I feel like I must be misunderstanding something here because it sounds like you're saying depositing funds in a bank is considered risky behaviour?

2 comments

It is supposed to be if the amounts are above $250,000. I have no problem with the first $250k being risk free, that is a policy that is well published and that we all "agree" on. Making arbitrary policy decisions that in some cases depositors should be made whole when risky behavior (such as depositing above the insurance limit) bites them is problematic. Stick to the policy or change the policy don't make one off exceptions because that sets weird expectations.

89% of deposits at SVB were uninsured.

I’m sure you would feel differently if it was your employers money there and they weren’t able to pay your salary.

$250k is not much at all for a business

Businesses can use deposit management services to spread cash among many banks.
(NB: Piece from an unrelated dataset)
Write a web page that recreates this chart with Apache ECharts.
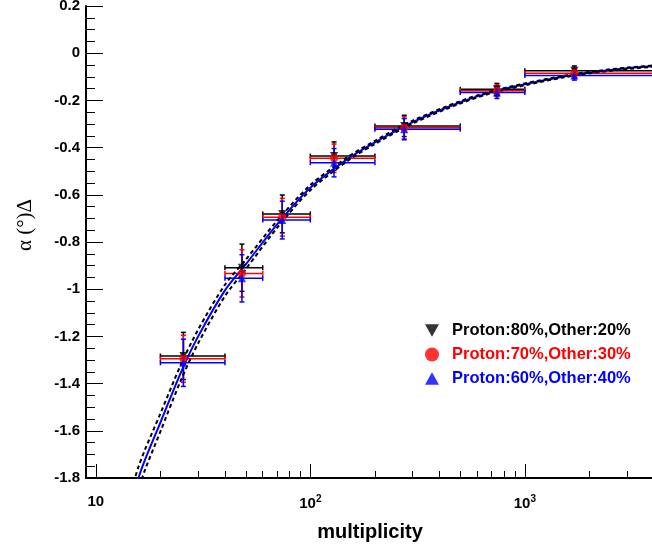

Bonus points they also are less impacted by the poor business practices of one bank.

Individuals can do this too with investment brokers or wealth management providers.

Alternatively we could just made FDIC coverage unlimited, but then that creates poor risk taking incentives, which is the whole point of not setting the expectation of the a bailout by making exceptions.

> depositing funds in a bank is considered risky behaviour?

of course it is, that's why the bank pays you interest on your deposit. They loan out what you deposit at a higher rate and collect the difference as profit. If that loan defaults then your money is gone because the bank was never able to collect it back. FDIC was invented to insure your deposit up to 250k so you're protected (up to 250k) in case that happens.

No, the bank pays you interest on your deposit to entice you to deposit money there so they can lend it out. There is literally zero risk involved (other than something on the scale of the collapse of the US government, which no one is really considering here) because of the FDIC, and yet interest rates on FDIC protected assets are not 0%.